Manchester police pay off £150,000 fine for unencrypted USB key

The UK Information Commissioner’s Office (ICO) in the UK recently fined the Greater Manchester Police £150,000 for a data breach.

To be fair, the cops took it on the chin. Yesterday, reports the ICO, they paid up. (In a sign of the ongoing commercialisation of the modern era, they even earned a discount for early payment, getting a handy 20% off.)

The problem boiled down to an unencrypted USB key stolen from an officers’s home. It contained details about more than 1000 people with links to serious crime investigations.

The Director of Data Protection at the ICO had some chilling words to say:

This was truly sensitive personal data, left in the hands of a burglar by poor data security. The consequences of this type of breach really do send a shiver down the spine.

Before you wag your finger at the Boys in Blue for this lapse, keep in mind that the Greater Manchester Police aren’t unique in making this sort of blunder.

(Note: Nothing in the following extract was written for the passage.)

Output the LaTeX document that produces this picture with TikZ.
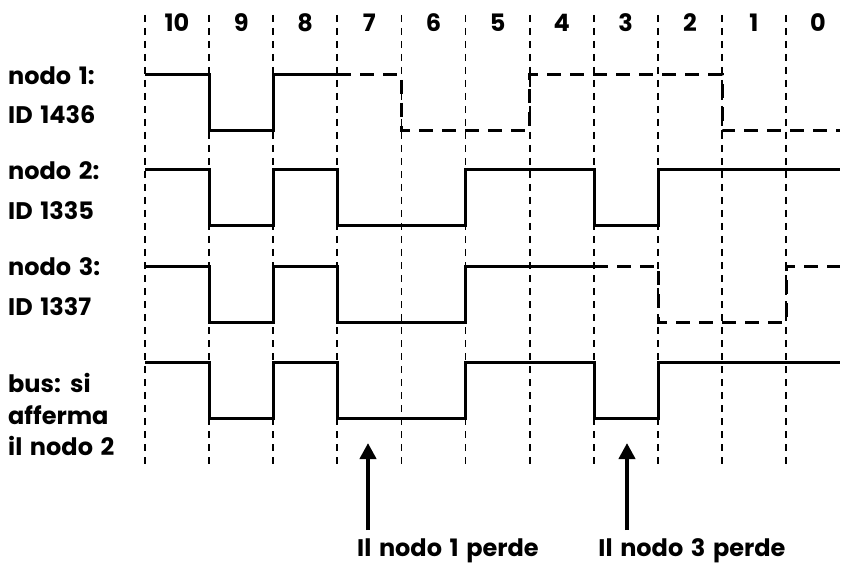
\documentclass[tikz,border=0pt]{standalone}
\usepackage{fontspec}
\setmainfont{Poppins}[WordSpace=1.5]
\usetikzlibrary{arrows.meta}

\begin{document}
\begin{tikzpicture}
[x=1pt,y=-1pt,%
  grid/.style={line width=1.8pt,dash pattern=on 7pt off 6pt},%
  wave/.style={line width=3pt},%
  lost/.style={wave,dash pattern=on 14pt off 9pt},%
  txt/.style={inner sep=0pt,font=\bfseries\fontsize{24}{29}\selectfont},%
  lbl/.style={txt,anchor=base west},%
  bit/.style={txt,anchor=base},%
  pointer/.style={line width=4pt,-{Triangle[width=16pt,length=16pt]}}]
\useasboundingbox (0,0) rectangle (847,567);
% bit cells, MSB first
\foreach \i in {0,...,10} {
  \draw[grid] ({145+64.1*\i},15) -- ({145+64.1*\i},468);
  \pgfmathtruncatemacro\bitval{10-\i}
  \node[bit] (b\bitval) at ({145+64.1*(\i+0.5)},32) {\bitval};
}
% row labels
\node[lbl] (n1) at (8,85) {nodo 1:};
\node[lbl] (id1) at (8,124) {ID 1436};
\node[lbl] (n2) at (8,180) {nodo 2:};
\node[lbl] (id2) at (8,219) {ID 1335};
\node[lbl] (n3) at (8,276) {nodo 3:};
\node[lbl] (id3) at (8,315) {ID 1337};
\node[lbl] (bus) at (8,392) {bus: si};
\node[lbl] (bus2) at (8,424) {afferma};
\node[lbl] (bus3) at (8,455) {il nodo 2};
% nodo 1
\draw[wave] (145,75) -| (209,131) -| (273,75) -- (337,75);
\draw[lost] (337,75) -| (401,131) -| (529,75) -| (722,131) -- (840,131);
% nodo 2 and bus carry the same bits
\foreach \hi in {170,362} {
  \pgfmathsetmacro\lo{\hi+56}
  \draw[wave] (145,\hi) -| (209,\lo) -| (273,\hi) -| (337,\lo)
    -| (465,\hi) -| (594,\lo) -| (658,\hi) -- (840,\hi);
}
% nodo 3
\draw[wave] (145,266) -| (209,322) -| (273,266) -| (337,322) -| (465,266) -- (594,266);
\draw[lost] (594,266) -| (658,322) -| (786,266) -- (840,266);
% lost arbitration
\coordinate (s1) at (368,530);
\coordinate (t1) at (368,443);
\coordinate (s2) at (627,530);
\coordinate (t2) at (627,443);
\draw[pointer] (s1) -- (t1);
\draw[pointer] (s2) -- (t2);
\node[txt,anchor=base] (p1) at (448,556) {Il nodo 1 perde};
\node[txt,anchor=base] (p2) at (692,556) {Il nodo 3 perde};
\end{tikzpicture}
\end{document}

Last year, Sophos Australia spent $400 at a lost property auction in Sydney, coming home with 57 USB keys containing a total of 4400 files.

We found:

  • 66% of the keys had one or more malware infections.
  • Many of the keys contained personal and work-related files.
  • Not a single one of the 4400 files was encrypted.

So, how do you protect yourself from leaking data on USB keys which get lost or stolen?

Or on keys which are transferred between users, departments and even companies?

Or on keys that you are retiring from active service, perhaps because they’re no longer fast, reliable or capacious enough?

One answer: only ever write encrypted data to your USB keys.

That makes them just so much meaningless garbage to anyone without the decryption key.

Encrypt everything and you never have to worry about the stuff you didn’t encrypt!